Un fonds stratégique au service de notre souveraineté industrielle

La crise épidémique et la guerre sur notre continent ont remis à l’honneur le concept de souveraineté, longtemps banni des discours bruxellois, exclu, depuis dix ans, de nos politiques gouvernementales.

Plusieurs de nos champions industriels, à l’instar de Technip, Alstom, Alcatel-Lucent sont passés sous contrôle étranger. Notre pays a été le seul des membres du Conseil de sécurité des Nations-Unies à ne pas produire de vaccin contre la Covid. L’Allemagne lance, seule, un plan de 200 milliards pour sauver son industrie, un autre de 100 milliards pour se réarmer avec du matériel américain et milite pour que l’Union Européenne homogénéise les conditions d’exportation des armements afin de ne les destiner qu’aux membres de l’OTAN. Une manière à peine déguisée d’empêcher nos trop fructueuses exportations dans le monde.

La filière nucléaire, elle-même, a été sabordée, et EDF ruinée par ceux qui, aujourd’hui, sont contraints d’importer du GNL américain à prix d’or et de l’électricité allemande, produite avec des centrales à charbon, quand la France pouvait être le Qatar de l’électricité.

Ce n’est pas la peine, dans ces conditions, de promouvoir une « souveraineté européenne » et d’assortir le titre du ministre des Finances de celui de la « souveraineté industrielle ».

Le gouvernement n’a, en fait, ni doctrine industrielle, ni les moyens de ses mots.

Il ne sait pas protéger nos entreprises stratégiques, ni financer la révolution industrielle de la transition énergétique, ni construire les leaders mondiaux du numérique de demain.

Pour cela, il faudrait, à tout le moins, un fonds stratégique même si nous n’avons ni réserves de changes excédentaires ni d’énergies ou de matières premières à vendre, comme les fonds souverains du monde entier. BPI France, en effet, qui a succédé au Fonds Stratégique d’Investissement créé sous la présidence Sarkozy, n’est qu’une banque, régulée comme telle par la BCE, un des premiers acteurs du private equity, mais dont les interventions n’ont guère été consacrées aux secteurs économiques où nos dépendances sont tragiques.

La France dispose pourtant d’un atout inemployé : l’épargne des Français. Elle est abondante (15 % de leurs revenus) ; elle s’est fortement accrue durant la crise épidémique (de 170 milliards) mais elle est placée pour l’essentiel en actifs immobiliers, en produits obligataires, en placements liquides en direct ou via l’assurance-vie. L’investissement en actions ne représente pas 7 % de leur épargne financière.

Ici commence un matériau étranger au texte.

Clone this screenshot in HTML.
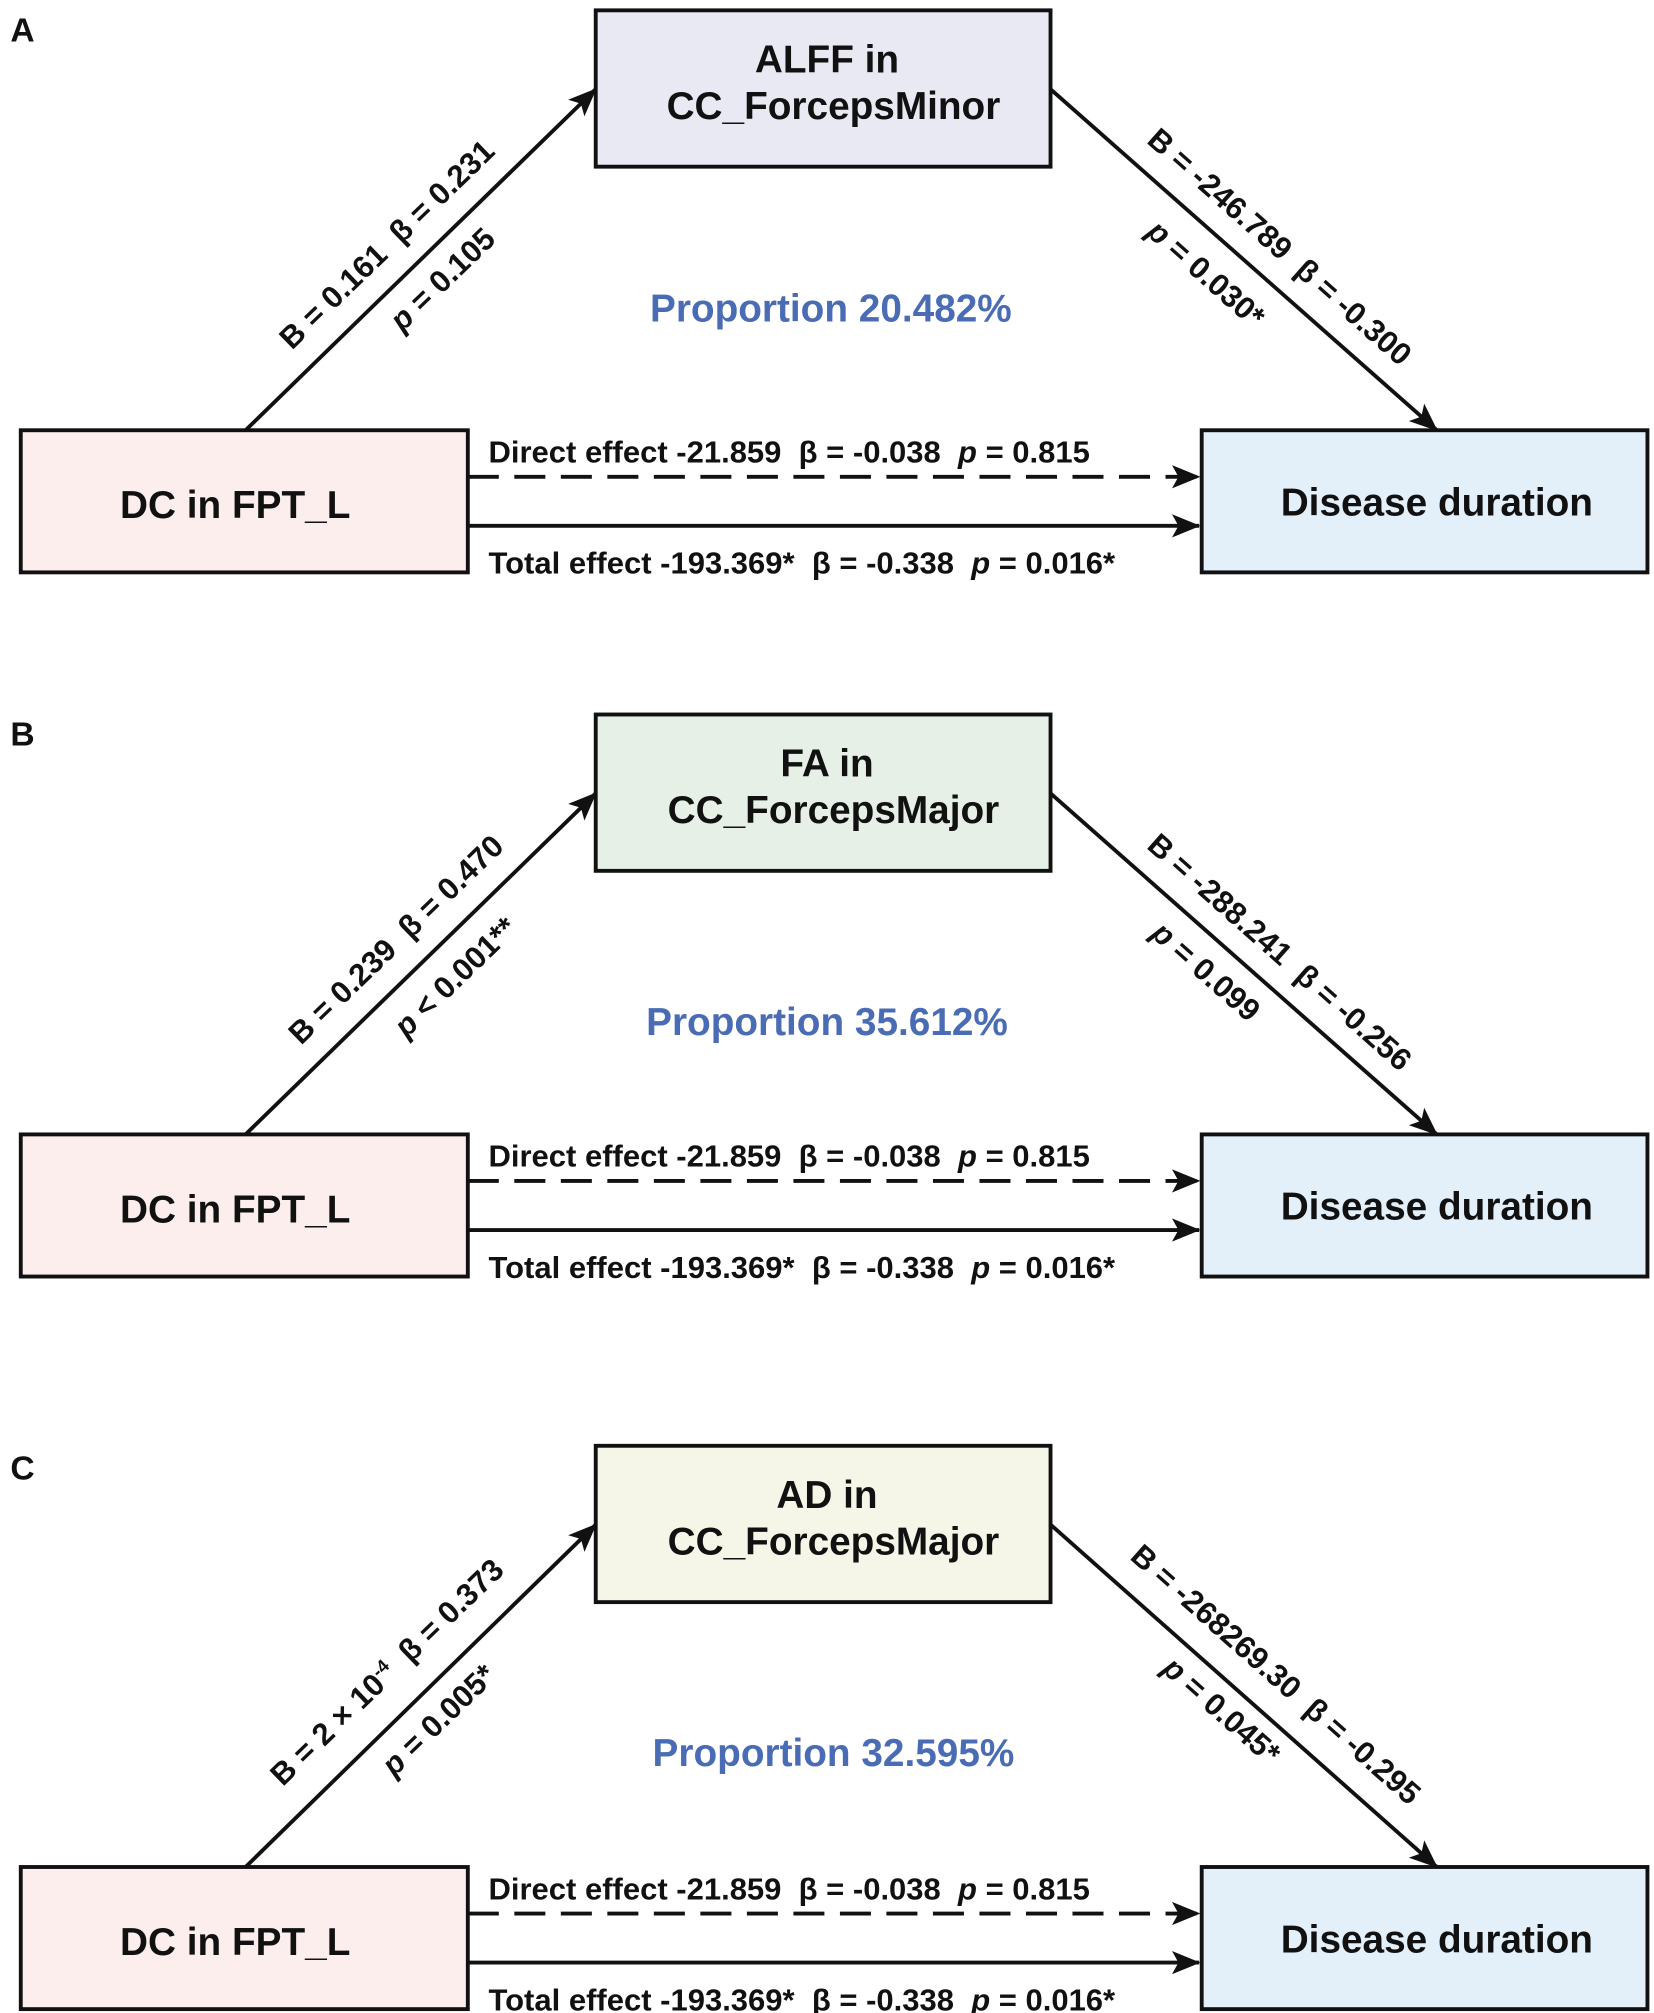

Le Fonds Stratégique Français (FSF) serait constitué des participations stratégiques de la Caisse des Dépôts et Consignations, de BPI France dans les grandes entreprises cotées et du portefeuille de l’Agence des Participations de l’État, soit au total 180 à 200 milliards. Ce Fonds, soit juridiquement indépendant mais axé sur une doctrine publique de long terme, soit géré par la Caisse, ferait appel à l’épargne des Français sous forme d’emprunt à dix ans ou de part du fonds (en action) avec un objectif de 100 à 120 milliards. Les réseaux bancaires pourraient distribuer ces produits d’épargne. L’horizon de placement serait de dix ans avec une fiscalité dégressive par tranche et par année. Il serait complémentaire des fonds régionaux d’Auvergne-Rhône-Alpes et d’Ile-de-France comme avec les solutions de financement de BPI France pour les PME et les ETI.

L’industrie française doit être sauvée. Elle ne peut l’être que par une impulsion forte au sommet de l’État qui ne viendra pas, et du concours des Français que nous solliciterons le moment venu. L’industrie a été notre fierté, moteur de la Recherche, garantie de nos souverainetés, de l’enracinement dans nos territoires, de nos exportations et de l’ascension sociale. Elle est la clé de notre destin. Nous savons aussi que nous ne pouvons attendre d’une Union Européenne fracturée de concours efficace, pour l’instant, et que la France doit donc, en ce domaine comme en d’autres, savoir prendre, seule, ses responsabilités afin de défendre ses intérêts comme ceux des Français.